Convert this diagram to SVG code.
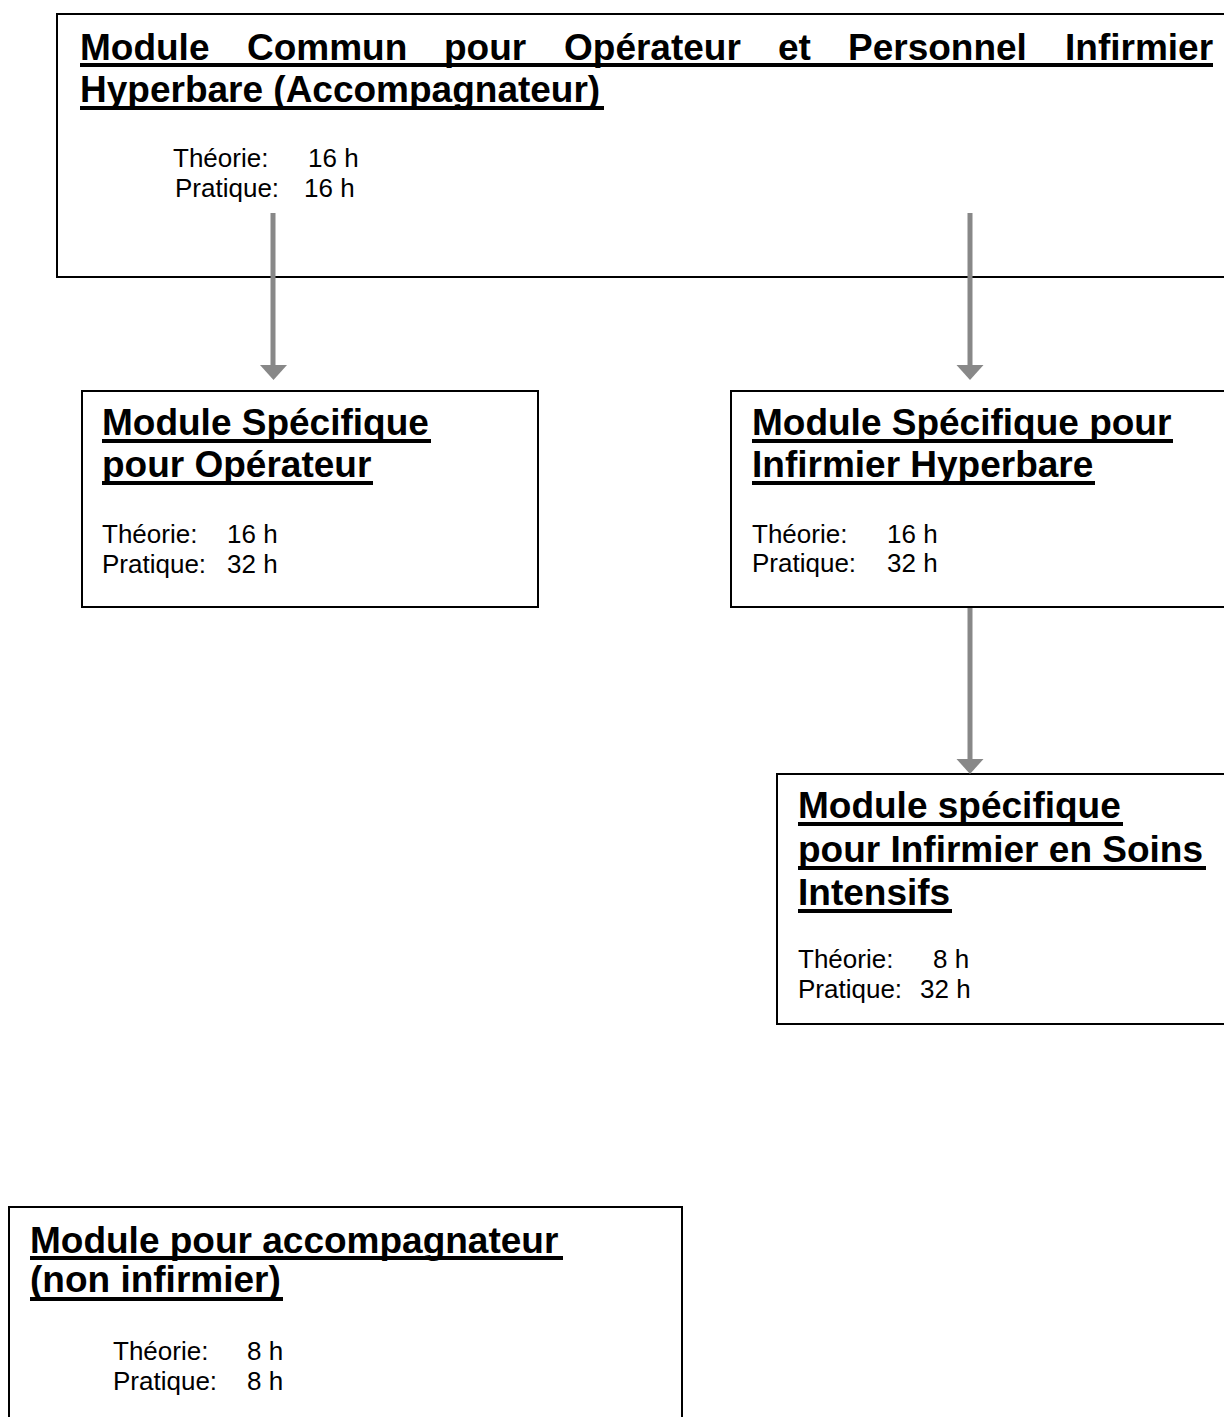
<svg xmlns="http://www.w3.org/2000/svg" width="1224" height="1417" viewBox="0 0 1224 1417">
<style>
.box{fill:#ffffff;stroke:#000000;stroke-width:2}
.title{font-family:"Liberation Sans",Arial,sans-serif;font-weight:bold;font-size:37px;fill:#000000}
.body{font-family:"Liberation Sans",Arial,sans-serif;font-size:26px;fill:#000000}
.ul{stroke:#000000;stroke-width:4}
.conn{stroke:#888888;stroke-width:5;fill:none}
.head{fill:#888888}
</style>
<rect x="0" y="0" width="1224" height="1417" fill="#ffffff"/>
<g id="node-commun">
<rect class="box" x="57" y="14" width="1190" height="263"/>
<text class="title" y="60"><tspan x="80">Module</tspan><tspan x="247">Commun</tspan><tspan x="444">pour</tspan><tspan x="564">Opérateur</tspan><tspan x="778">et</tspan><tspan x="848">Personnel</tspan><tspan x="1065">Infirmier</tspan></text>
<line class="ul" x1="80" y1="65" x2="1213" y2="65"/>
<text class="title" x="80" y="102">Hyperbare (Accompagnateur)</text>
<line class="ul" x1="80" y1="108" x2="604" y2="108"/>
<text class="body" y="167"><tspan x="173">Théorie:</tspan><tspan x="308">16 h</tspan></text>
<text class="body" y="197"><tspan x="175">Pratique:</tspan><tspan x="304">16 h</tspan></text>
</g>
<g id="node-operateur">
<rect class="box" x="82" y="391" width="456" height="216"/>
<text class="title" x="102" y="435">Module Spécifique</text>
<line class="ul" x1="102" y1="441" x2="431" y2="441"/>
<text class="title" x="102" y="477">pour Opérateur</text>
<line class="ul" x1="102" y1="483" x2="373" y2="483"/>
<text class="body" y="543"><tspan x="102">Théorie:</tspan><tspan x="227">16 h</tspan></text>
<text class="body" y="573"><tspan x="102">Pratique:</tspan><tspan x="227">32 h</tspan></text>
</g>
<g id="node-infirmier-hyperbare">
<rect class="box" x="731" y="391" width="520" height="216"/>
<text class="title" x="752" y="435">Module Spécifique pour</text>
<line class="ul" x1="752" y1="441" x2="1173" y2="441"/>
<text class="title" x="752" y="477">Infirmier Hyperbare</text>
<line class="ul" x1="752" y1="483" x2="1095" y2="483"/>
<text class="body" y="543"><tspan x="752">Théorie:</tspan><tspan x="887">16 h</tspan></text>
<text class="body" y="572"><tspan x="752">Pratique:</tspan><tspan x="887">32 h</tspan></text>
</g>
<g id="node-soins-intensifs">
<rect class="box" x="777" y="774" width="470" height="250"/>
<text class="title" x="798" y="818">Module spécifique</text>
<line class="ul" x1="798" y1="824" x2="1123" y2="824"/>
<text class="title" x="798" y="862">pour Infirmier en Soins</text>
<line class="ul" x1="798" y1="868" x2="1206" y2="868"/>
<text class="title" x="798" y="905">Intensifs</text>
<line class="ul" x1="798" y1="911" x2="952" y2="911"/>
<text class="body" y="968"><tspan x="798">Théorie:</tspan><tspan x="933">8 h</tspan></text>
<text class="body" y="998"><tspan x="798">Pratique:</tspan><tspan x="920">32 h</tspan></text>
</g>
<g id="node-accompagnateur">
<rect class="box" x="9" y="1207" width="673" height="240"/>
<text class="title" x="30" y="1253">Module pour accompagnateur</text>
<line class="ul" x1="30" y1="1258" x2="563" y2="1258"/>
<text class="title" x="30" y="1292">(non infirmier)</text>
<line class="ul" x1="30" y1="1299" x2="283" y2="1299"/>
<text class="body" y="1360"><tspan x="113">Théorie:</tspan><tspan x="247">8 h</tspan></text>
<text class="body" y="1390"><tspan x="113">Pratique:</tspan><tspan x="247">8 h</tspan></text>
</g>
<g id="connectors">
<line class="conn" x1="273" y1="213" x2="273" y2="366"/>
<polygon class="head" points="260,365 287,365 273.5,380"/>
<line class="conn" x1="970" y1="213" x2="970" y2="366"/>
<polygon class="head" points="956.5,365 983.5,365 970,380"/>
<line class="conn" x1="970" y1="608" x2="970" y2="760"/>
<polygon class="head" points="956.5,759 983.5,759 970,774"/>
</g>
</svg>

---+---

Omit the pictures, then output the rest of the listing exactly.

* TASK SOLUTION:
Convert this diagram to SVG code.
<svg xmlns="http://www.w3.org/2000/svg" width="1224" height="1417" viewBox="0 0 1224 1417">
<style>
.box{fill:#ffffff;stroke:#000000;stroke-width:2}
.title{font-family:"Liberation Sans",Arial,sans-serif;font-weight:bold;font-size:37px;fill:#000000}
.body{font-family:"Liberation Sans",Arial,sans-serif;font-size:26px;fill:#000000}
.ul{stroke:#000000;stroke-width:4}
.conn{stroke:#888888;stroke-width:5;fill:none}
.head{fill:#888888}
</style>
<rect x="0" y="0" width="1224" height="1417" fill="#ffffff"/>
<g id="node-commun">
<rect class="box" x="57" y="14" width="1190" height="263"/>
<text class="title" y="60"><tspan x="80">Module</tspan><tspan x="247">Commun</tspan><tspan x="444">pour</tspan><tspan x="564">Opérateur</tspan><tspan x="778">et</tspan><tspan x="848">Personnel</tspan><tspan x="1065">Infirmier</tspan></text>
<line class="ul" x1="80" y1="65" x2="1213" y2="65"/>
<text class="title" x="80" y="102">Hyperbare (Accompagnateur)</text>
<line class="ul" x1="80" y1="108" x2="604" y2="108"/>
<text class="body" y="167"><tspan x="173">Théorie:</tspan><tspan x="308">16 h</tspan></text>
<text class="body" y="197"><tspan x="175">Pratique:</tspan><tspan x="304">16 h</tspan></text>
</g>
<g id="node-operateur">
<rect class="box" x="82" y="391" width="456" height="216"/>
<text class="title" x="102" y="435">Module Spécifique</text>
<line class="ul" x1="102" y1="441" x2="431" y2="441"/>
<text class="title" x="102" y="477">pour Opérateur</text>
<line class="ul" x1="102" y1="483" x2="373" y2="483"/>
<text class="body" y="543"><tspan x="102">Théorie:</tspan><tspan x="227">16 h</tspan></text>
<text class="body" y="573"><tspan x="102">Pratique:</tspan><tspan x="227">32 h</tspan></text>
</g>
<g id="node-infirmier-hyperbare">
<rect class="box" x="731" y="391" width="520" height="216"/>
<text class="title" x="752" y="435">Module Spécifique pour</text>
<line class="ul" x1="752" y1="441" x2="1173" y2="441"/>
<text class="title" x="752" y="477">Infirmier Hyperbare</text>
<line class="ul" x1="752" y1="483" x2="1095" y2="483"/>
<text class="body" y="543"><tspan x="752">Théorie:</tspan><tspan x="887">16 h</tspan></text>
<text class="body" y="572"><tspan x="752">Pratique:</tspan><tspan x="887">32 h</tspan></text>
</g>
<g id="node-soins-intensifs">
<rect class="box" x="777" y="774" width="470" height="250"/>
<text class="title" x="798" y="818">Module spécifique</text>
<line class="ul" x1="798" y1="824" x2="1123" y2="824"/>
<text class="title" x="798" y="862">pour Infirmier en Soins</text>
<line class="ul" x1="798" y1="868" x2="1206" y2="868"/>
<text class="title" x="798" y="905">Intensifs</text>
<line class="ul" x1="798" y1="911" x2="952" y2="911"/>
<text class="body" y="968"><tspan x="798">Théorie:</tspan><tspan x="933">8 h</tspan></text>
<text class="body" y="998"><tspan x="798">Pratique:</tspan><tspan x="920">32 h</tspan></text>
</g>
<g id="node-accompagnateur">
<rect class="box" x="9" y="1207" width="673" height="240"/>
<text class="title" x="30" y="1253">Module pour accompagnateur</text>
<line class="ul" x1="30" y1="1258" x2="563" y2="1258"/>
<text class="title" x="30" y="1292">(non infirmier)</text>
<line class="ul" x1="30" y1="1299" x2="283" y2="1299"/>
<text class="body" y="1360"><tspan x="113">Théorie:</tspan><tspan x="247">8 h</tspan></text>
<text class="body" y="1390"><tspan x="113">Pratique:</tspan><tspan x="247">8 h</tspan></text>
</g>
<g id="connectors">
<line class="conn" x1="273" y1="213" x2="273" y2="366"/>
<polygon class="head" points="260,365 287,365 273.5,380"/>
<line class="conn" x1="970" y1="213" x2="970" y2="366"/>
<polygon class="head" points="956.5,365 983.5,365 970,380"/>
<line class="conn" x1="970" y1="608" x2="970" y2="760"/>
<polygon class="head" points="956.5,759 983.5,759 970,774"/>
</g>
</svg>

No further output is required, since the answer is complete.